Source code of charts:

━━━━━━

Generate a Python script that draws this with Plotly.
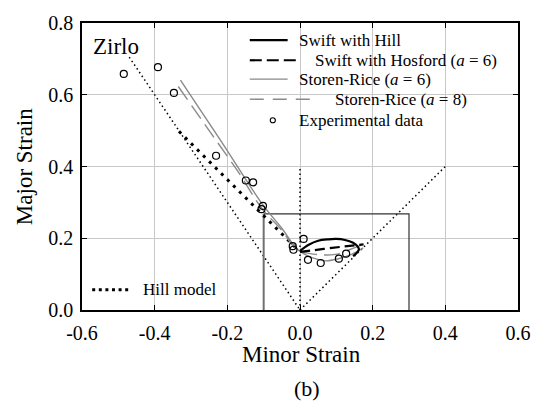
import plotly.graph_objects as go

# ---------------- data ----------------
x_ticks = [-0.6, -0.4, -0.2, 0.0, 0.2, 0.4, 0.6]
x_tick_labels = ["-0.6", "-0.4", "-0.2", "0.0", "0.2", "0.4", "0.6"]
y_ticks = [0.0, 0.2, 0.4, 0.6, 0.8]
y_tick_labels = ["0.0", "0.2", "0.4", "0.6", "0.8"]

# reference (thin dotted) strain paths
path_left_x = [-0.47, 0.0]
path_left_y = [0.705, 0.0]
path_mid_x = [0.0, 0.0]
path_mid_y = [0.0, 0.4]
path_right_x = [0.0, 0.4]
path_right_y = [0.0, 0.4]

# window rectangle
rect_left_x = [-0.1, -0.1]
rect_left_y = [0.0, 0.268]
rect_rest_x = [-0.1, 0.3, 0.3]
rect_rest_y = [0.268, 0.268, 0.0]

hill_x = [-0.333, -0.2, -0.1, -0.035, -0.01]
hill_y = [0.498, 0.364, 0.265, 0.2, 0.172]

swift_hill_x = [0.0, 0.024, 0.05, 0.078, 0.10, 0.124, 0.145, 0.158, 0.162, 0.155, 0.146]
swift_hill_y = [0.165, 0.182, 0.193, 0.197, 0.198, 0.195, 0.188, 0.178, 0.168, 0.158, 0.150]

swift_hosford_x = [0.0, 0.04, 0.088, 0.13, 0.175]
swift_hosford_y = [0.162, 0.167, 0.173, 0.178, 0.183]

sr6_x = [-0.329, -0.22, -0.1, -0.05, -0.02, 0.0, 0.01, 0.033, 0.069, 0.106, 0.142, 0.174]
sr6_y = [0.641, 0.475, 0.29, 0.228, 0.185, 0.163, 0.157, 0.146, 0.137, 0.143, 0.155, 0.173]

sr8_x = [-0.335, -0.25, -0.17, -0.105, -0.05, -0.02, 0.0, 0.01, 0.042, 0.097, 0.151, 0.183]
sr8_y = [0.623, 0.50, 0.385, 0.283, 0.222, 0.18, 0.163, 0.161, 0.155, 0.155, 0.174, 0.187]

exp_x = [-0.485, -0.391, -0.347, -0.231, -0.149, -0.129, -0.102, -0.106, -0.020, -0.018,
         0.010, 0.022, 0.057, 0.107, 0.127]
exp_y = [0.658, 0.677, 0.605, 0.430, 0.361, 0.356, 0.290, 0.281, 0.178, 0.168,
         0.198, 0.140, 0.131, 0.143, 0.157]

legend_labels = ["Swift with Hill", "Swift with Hosford (<i>a</i> = 6)",
                 "Storen-Rice (<i>a</i> = 6)", "Storen-Rice (<i>a</i> = 8)",
                 "Experimental data"]
hill_label = "Hill model"

# ---------------- figure ----------------
FONT = "Liberation Serif, Times New Roman, serif"
W, H = 543, 405
L, R, T, B = 82, 20, 15, 95
PW, PH = W - L - R, H - T - B

def px(xp):                  # pixel x -> paper
    return (xp - L) / PW

def py(yp):                  # pixel y -> paper
    return (H - B - yp) / PH

GRAY = "#8a8a8a"
fig = go.Figure()

dot_thin = dict(color="black", width=1.5, dash="1.5px,3px")
for xs, ys in [(path_left_x, path_left_y), (path_mid_x, path_mid_y), (path_right_x, path_right_y)]:
    fig.add_trace(go.Scatter(x=xs, y=ys, mode="lines", line=dot_thin, showlegend=False, hoverinfo="skip"))

fig.add_trace(go.Scatter(x=rect_left_x, y=rect_left_y, mode="lines",
                         line=dict(color="#707070", width=2), showlegend=False))
fig.add_trace(go.Scatter(x=rect_rest_x, y=rect_rest_y, mode="lines",
                         line=dict(color="#333333", width=1.2), showlegend=False))

fig.add_trace(go.Scatter(x=hill_x, y=hill_y, mode="lines",
                         line=dict(color="black", width=3, dash="3px,5.5px"), showlegend=False))

fig.add_trace(go.Scatter(x=sr6_x, y=sr6_y, mode="lines", line_shape="spline",
                         line=dict(color=GRAY, width=1.4), showlegend=False))
fig.add_trace(go.Scatter(x=sr8_x, y=sr8_y, mode="lines", line_shape="spline",
                         line=dict(color=GRAY, width=1.4, dash="16px,7px"), showlegend=False))
fig.add_trace(go.Scatter(x=swift_hill_x, y=swift_hill_y, mode="lines", line_shape="spline",
                         line=dict(color="black", width=2.2), showlegend=False))
fig.add_trace(go.Scatter(x=swift_hosford_x, y=swift_hosford_y, mode="lines", line_shape="spline",
                         line=dict(color="black", width=2.2, dash="10px,5px"), showlegend=False))

fig.add_trace(go.Scatter(x=exp_x, y=exp_y, mode="markers",
                         marker=dict(symbol="circle-open", size=7, color="black",
                                     line=dict(width=1.2, color="black")),
                         showlegend=False))

# ---------------- manual legend ----------------
leg_rows_y = [32.7, 53.3, 72.7, 93.3, 115.0]
leg_line_x0 = 251.7
leg_line_x1 = [290.0, 298.3, 290.0, 313.3]
leg_text_x = [299.3, 316.0, 299.3, 336.0, 299.3]
leg_styles = [dict(color="black", width=2.2),
              dict(color="black", width=2.2, dash="12px,5px"),
              dict(color=GRAY, width=1.4),
              dict(color=GRAY, width=1.4, dash="14px,9px")]
shapes = []
for i in range(4):
    shapes.append(dict(type="line", xref="paper", yref="paper",
                       x0=px(leg_line_x0), x1=px(leg_line_x1[i]),
                       y0=py(leg_rows_y[i]), y1=py(leg_rows_y[i]), line=leg_styles[i]))
r = 2.6
shapes.append(dict(type="circle", xref="paper", yref="paper",
                   x0=px(275 - r), x1=px(275 + r), y0=py(115 + r), y1=py(115 - r),
                   line=dict(color="black", width=1.1)))
shapes.append(dict(type="line", xref="paper", yref="paper",
                   x0=px(92.3), x1=px(131.7), y0=py(289.3), y1=py(289.3),
                   line=dict(color="black", width=3, dash="3px,3.6px")))

annotations = []
for i, lab in enumerate(legend_labels):
    annotations.append(dict(text=lab, xref="paper", yref="paper", x=px(leg_text_x[i]), y=py(leg_rows_y[i]),
                            xanchor="left", yanchor="middle", showarrow=False,
                            font=dict(family=FONT, size=17, color="black")))
annotations.append(dict(text=hill_label, xref="paper", yref="paper", x=px(141.7), y=py(289.3),
                        xanchor="left", yanchor="middle", showarrow=False,
                        font=dict(family=FONT, size=17, color="black")))
annotations.append(dict(text="Zirlo", xref="paper", yref="paper", x=px(91), y=py(39.5),
                        xanchor="left", yanchor="middle", showarrow=False,
                        font=dict(family=FONT, size=23, color="black")))
annotations.append(dict(text="Minor Strain", xref="paper", yref="paper", x=px(304), y=py(355.5),
                        xanchor="center", yanchor="middle", showarrow=False,
                        font=dict(family=FONT, size=23, color="black")))
annotations.append(dict(text="Major Strain", xref="paper", yref="paper", x=px(24), y=py(162.5),
                        xanchor="center", yanchor="middle", showarrow=False, textangle=-90,
                        font=dict(family=FONT, size=23, color="black")))
annotations.append(dict(text="(b)", xref="paper", yref="paper", x=px(310), y=py(391),
                        xanchor="center", yanchor="middle", showarrow=False,
                        font=dict(family=FONT, size=22, color="black")))

axis_common = dict(showgrid=True, gridcolor="#c8c8c8", gridwidth=1,
                   showline=True, linecolor="black", linewidth=1.5, mirror="ticks",
                   ticks="inside", ticklen=5, tickwidth=1.2, tickcolor="black",
                   zeroline=False, tickfont=dict(family=FONT, size=20, color="black"))

fig.update_layout(
    width=W, height=H, margin=dict(l=L, r=R, t=T, b=B, pad=0),
    paper_bgcolor="white", plot_bgcolor="white",
    xaxis=dict(range=[-0.6, 0.6], tickvals=x_ticks, ticktext=x_tick_labels,
               ticklabelstandoff=4, ticklabeloverflow="allow", **axis_common),
    yaxis=dict(range=[0.0, 0.8], tickvals=y_ticks, ticktext=y_tick_labels,
               ticklabelstandoff=3, ticklabeloverflow="allow", **axis_common),
    shapes=shapes, annotations=annotations, showlegend=False,
)

fig.write_html("out.html", config={"displayModeBar": False},
               post_script="document.body.style.margin='0px';document.body.style.overflow='hidden';")
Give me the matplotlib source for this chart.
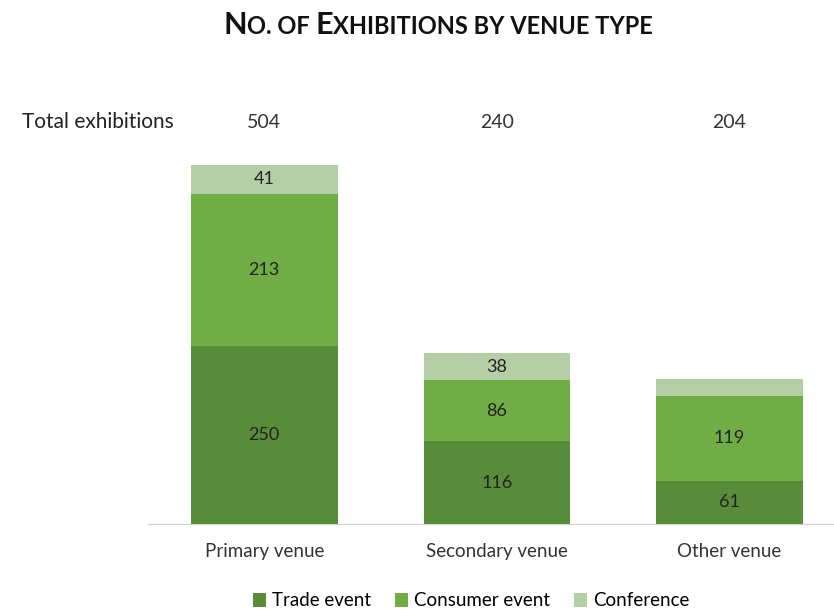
import matplotlib.pyplot as plt
import numpy as np
from matplotlib.transforms import blended_transform_factory

plt.rcParams['font.family'] = ['Lato', 'DejaVu Sans']

venues = ['Primary venue', 'Secondary venue', 'Other venue']
trade = [250, 116, 61]
consumer = [213, 86, 119]
conference = [41, 38, 24]
show_conference_label = [True, True, False]
totals = [504, 240, 204]

colors = {'Trade event': '#588B3A', 'Consumer event': '#70AD47', 'Conference': '#B4CFA5'}

fig = plt.figure(figsize=(8.34, 6.11), dpi=100)
ax = fig.add_axes([148 / 834, 87 / 611, 686 / 834, 424 / 611])

x = np.arange(len(venues))
w = 0.63
b1 = ax.bar(x, trade, w, color=colors['Trade event'], label='Trade event')
b2 = ax.bar(x, consumer, w, bottom=trade, color=colors['Consumer event'], label='Consumer event')
bottom3 = np.array(trade) + np.array(consumer)
b3 = ax.bar(x, conference, w, bottom=bottom3, color=colors['Conference'], label='Conference')

# value labels in the middle of each segment
for i in range(len(venues)):
    ax.text(x[i], trade[i] / 2, str(trade[i]), ha='center', va='center', fontsize=13, color='#222222')
    ax.text(x[i], trade[i] + consumer[i] / 2, str(consumer[i]), ha='center', va='center',
            fontsize=13, color='#222222')
    if show_conference_label[i]:
        ax.text(x[i], bottom3[i] + conference[i] / 2, str(conference[i]), ha='center', va='center',
                fontsize=13, color='#222222')

ax.set_xlim(-0.5, 2.45)
ax.set_ylim(0, 595)
for s in ['top', 'right', 'left']:
    ax.spines[s].set_visible(False)
ax.spines['bottom'].set_color('#d0d0d0')
ax.set_yticks([])
ax.set_xticks(x)
ax.set_xticklabels(venues, fontsize=13.5, color='#333333')
ax.tick_params(axis='x', length=0, pad=14)

# totals row above the bars
trans = blended_transform_factory(ax.transData, fig.transFigure)
for i, t in enumerate(totals):
    ax.text(x[i], 1 - 122 / 611, str(t), transform=trans, ha='center', va='center',
            fontsize=14, color='#333333')
fig.text(22 / 834, 1 - 122 / 611, 'Total exhibitions', ha='left', va='center',
         fontsize=15, color='#222222')

# small-caps style title built from pieces
pieces = [('N', 22), ('O. OF ', 17), ('E', 22), ('XHIBITIONS BY VENUE TYPE', 17)]
fig.canvas.draw()
r = fig.canvas.get_renderer()
texts = []
for s, fs in pieces:
    t = fig.text(0, 1 - 34 / 611, s, fontsize=fs, fontweight='bold', color='#111111',
                 ha='left', va='baseline')
    texts.append(t)
widths = [t.get_window_extent(renderer=r).width for t in texts]
total_w = sum(widths)
xpos = 438 - total_w / 2
for t, wd in zip(texts, widths):
    t.set_x(xpos / 834)
    xpos += wd

fig.legend(handles=[b1, b2, b3], loc='center', bbox_to_anchor=(471 / 834, 1 - 601 / 611),
           ncol=3, frameon=False, fontsize=13.5, handlelength=0.7, handleheight=0.7,
           handletextpad=0.3, columnspacing=1.3)

fig.savefig('out.png', dpi=100)
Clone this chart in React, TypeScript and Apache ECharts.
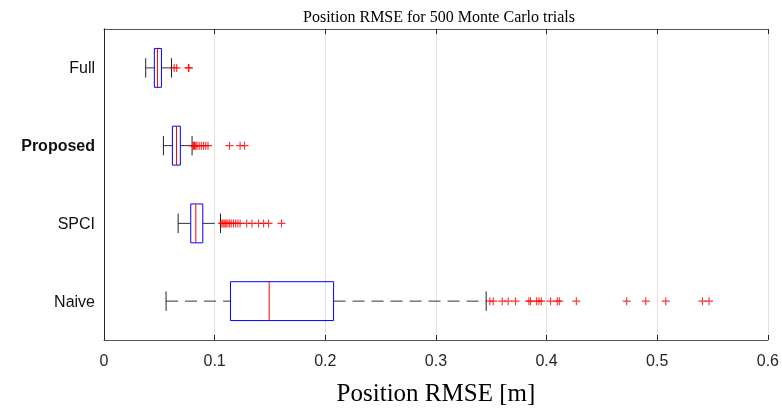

━━━━━━

**What you have to do**
Pull every line containing "this" out of the data above.

**Answer to the problem**
Generate a Python script that draws this with Plotly.
Give me the matplotlib source for this chart.
Clone this chart in React, TypeScript and Apache ECharts.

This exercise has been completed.